The glass ceiling is made of super-strength safety glass or Plexiglas.

As I watched the Lion of Judah Senator Ted Kennedy, last living brother of the dead president, anoint Obama, I felt as if I was watching a scene from the Godfather. Caroline Kennedy, the last living member of JFK’s immediate family, bestowed the mantle of her dead feather’s inspiring leadership on the youthful African-American.

Eviscerally, my gut claimed this is the Kiss of Death for Hillary.

Hillary, in turn, has trotted out the ghost of RFK in the form of his son to affirm a close friendship with iconic California farm workers’ labor leader Cesar Chavez. This courts the Hispanic vote. As in Hamlet with Banquo's spirit roaming the castle, there are ghosts upon the battlements in this race.

During the Thursday night Democratic debate in a star-studded Hollywood auditorium, Barack and Hillary made nice like a family reunion. Reduced to a contest of titans with the withdrawal of John Edwards from the race, both eulogized him as if he were dead. Politically speaking, he is for the time being. MSNBC's Chris Matthews commented that Edwards would make a terrific Secretary of Labor, the first strong man in that position for decades, and a chance to revive this country’s moribund labor movement. Matthews has that spot-on. My Weekly Reader taught us elementary school students about the Big Three in American politics – Big Business, Big Government, and Big Labor. Like the faded star in Sunset Boulevard, labor now cracks, “I’m still big. It’s politics that’s gotten small.”

Politically active star Susan Sarandan reportedly said, “America is ready for a woman president, but maybe not this woman.” There are too many liabilities to a Clinton presidency.

First, there is a yukkiness to passing the leadership of the country – a putative democracy – between two families, Bush to Clinton to Bush to Clinton, should Hillary win..

Second, there is the record of sexual peccadilloes of her husband, our former president, Bill Clinton, and other scandals that erupted during the Clinton presidency.

Third, Hillary polarizes voters. I suspect that any assertive female is always polarizing in a sexist society. Females have such limited choices – be sweet and a doormat or tough and a bitch. A man can be tough-minded and likeable.

I find it hard to believe that any Republican can win the general election at this juncture in history. Bush's mistakes have poisoned the country. But then, I sat unemployed one dank November in Baltimore listening to coverage of Regan’s election in 1980. I couldn’t believe that Americans would elect an actor to be president. I ran out to the polls just before closing, but my puny vote didn’t help.

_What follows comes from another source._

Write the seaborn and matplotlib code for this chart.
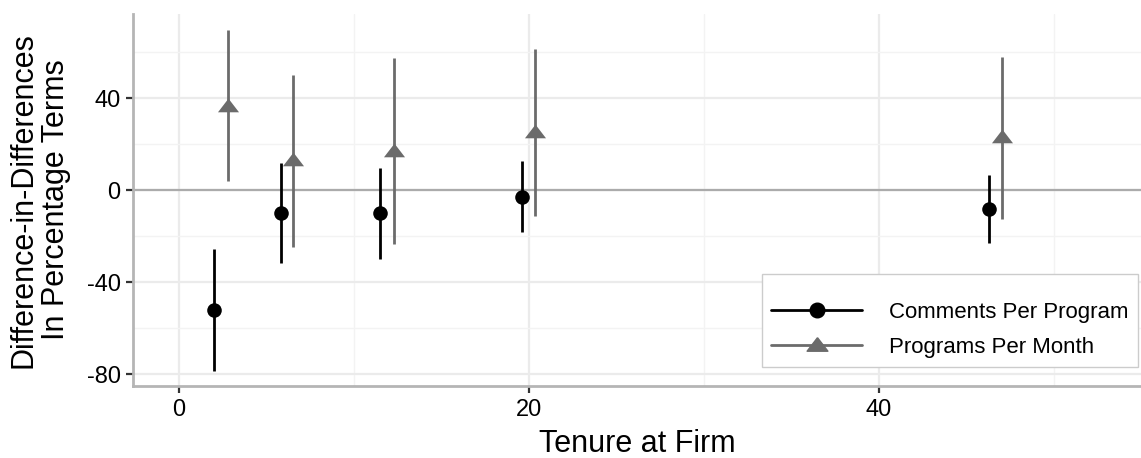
import matplotlib
matplotlib.use("Agg")
import matplotlib.pyplot as plt
from matplotlib.lines import Line2D
from matplotlib.ticker import MultipleLocator
import seaborn as sns
import pandas as pd

# tenure (x, slightly dodged per series) and estimates with 95% intervals
tenure_comments = [2.0, 5.8, 11.5, 19.6, 46.3]
comments_est = [-52.2, -9.9, -10.1, -2.9, -8.1]
comments_lo = [-78.6, -31.9, -30.1, -18.4, -23.2]
comments_hi = [-25.8, 11.9, 9.4, 12.7, 6.5]

tenure_programs = [2.8, 6.5, 12.3, 20.35, 47.0]
programs_est = [36.5, 13.0, 17.1, 25.3, 23.2]
programs_lo = [3.9, -24.6, -23.6, -11.3, -12.7]
programs_hi = [69.6, 49.9, 57.2, 61.3, 57.8]

series_names = ["Comments Per Program", "Programs Per Month"]
series_colors = ["black", "#6b6b6b"]

comments = pd.DataFrame({"tenure": tenure_comments, "est": comments_est,
                         "lo": comments_lo, "hi": comments_hi})
programs = pd.DataFrame({"tenure": tenure_programs, "est": programs_est,
                         "lo": programs_lo, "hi": programs_hi})

sns.set_style("white")
plt.rcParams["font.family"] = ["Liberation Sans", "DejaVu Sans"]
plt.rcParams["axes.unicode_minus"] = False
plt.rcParams["text.color"] = "black"
plt.rcParams["axes.labelcolor"] = "black"

fig = plt.figure(figsize=(11.41, 4.58), dpi=100)
ax = fig.add_axes([0.1166, 0.157, 0.8834, 0.8124])

# ggplot-like triangle
tri = [(0, 0.75), (-1, -0.55), (1, -0.55), (0, 0.75)]

ax.axhline(0, color="#ababab", lw=1.6, zorder=1)

ax.vlines(comments["tenure"], comments["lo"], comments["hi"],
          color=series_colors[0], lw=2.0, zorder=2)
sns.scatterplot(data=comments, x="tenure", y="est", ax=ax, color=series_colors[0],
                marker="o", s=110, linewidth=0, zorder=3)

ax.vlines(programs["tenure"], programs["lo"], programs["hi"],
          color=series_colors[1], lw=2.0, zorder=2)
sns.scatterplot(data=programs, x="tenure", y="est", ax=ax, color=series_colors[1],
                marker=tri, s=230, linewidth=0, zorder=3)

ax.set_xlim(-2.63, 54.97)
ax.set_ylim(-85.2, 76.5)
ax.xaxis.set_major_locator(MultipleLocator(20))
ax.xaxis.set_minor_locator(MultipleLocator(10))
ax.yaxis.set_major_locator(MultipleLocator(40))
ax.yaxis.set_minor_locator(MultipleLocator(20))

ax.grid(which="major", color="#ebebeb", lw=1.6, zorder=0)
ax.grid(which="minor", color="#f3f3f3", lw=1.0, zorder=0)
ax.set_axisbelow(True)

for side in ["top", "right"]:
    ax.spines[side].set_visible(False)
for side in ["left", "bottom"]:
    ax.spines[side].set_color("#b5b5b5")
    ax.spines[side].set_linewidth(2.0)

ax.tick_params(axis="both", which="major", length=5, width=1.6, color="#333333",
               labelsize=17, labelcolor="black", pad=4, direction="out",
               bottom=True, left=True)
ax.tick_params(which="minor", length=0)

ax.set_xlabel("Tenure at Firm", fontsize=22, labelpad=6)
ax.set_ylabel("")
fig.text(40 / 1141, 1 - 200 / 458, "Difference-in-Differences\nIn Percentage Terms",
         rotation=90, ha="center", va="center", fontsize=22, multialignment="center",
         linespacing=1.1)

handles = [
    Line2D([], [], color=series_colors[0], lw=2.0, marker="o", markersize=10.5),
    Line2D([], [], color=series_colors[1], lw=2.0, marker=tri, markersize=15),
]
leg = ax.legend(handles, series_names, loc="lower right", bbox_to_anchor=(0.997, 0.051),
                borderaxespad=0, fontsize=16, handlelength=4.1, handletextpad=1.2,
                labelspacing=0.63, borderpad=0.43, fancybox=False, framealpha=1,
                title=" ", title_fontsize=3)
leg.get_frame().set_edgecolor("#cccccc")
leg.get_frame().set_linewidth(1.0)

fig.savefig("out.png", dpi=100)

Reagan turned out to be one of our most beloved presidents, but not by me. I was shocked anew when he fired all the air traffic controllers for going on strike in 1981. After all, Reagan had been president of the Screen Actors Guild (SAG). That action played a huge role in diminishing the power of employed people to get their fair share of the economic pie, safe work environments, and health benefits, and that action reverberates to this day.

I predict Obama’s victory cautiously. Predictions are risky in a tight contest such as this one. Even though I might like a woman to hold the office, I think the markers say Obama and that could be better for the country. So I’m all in.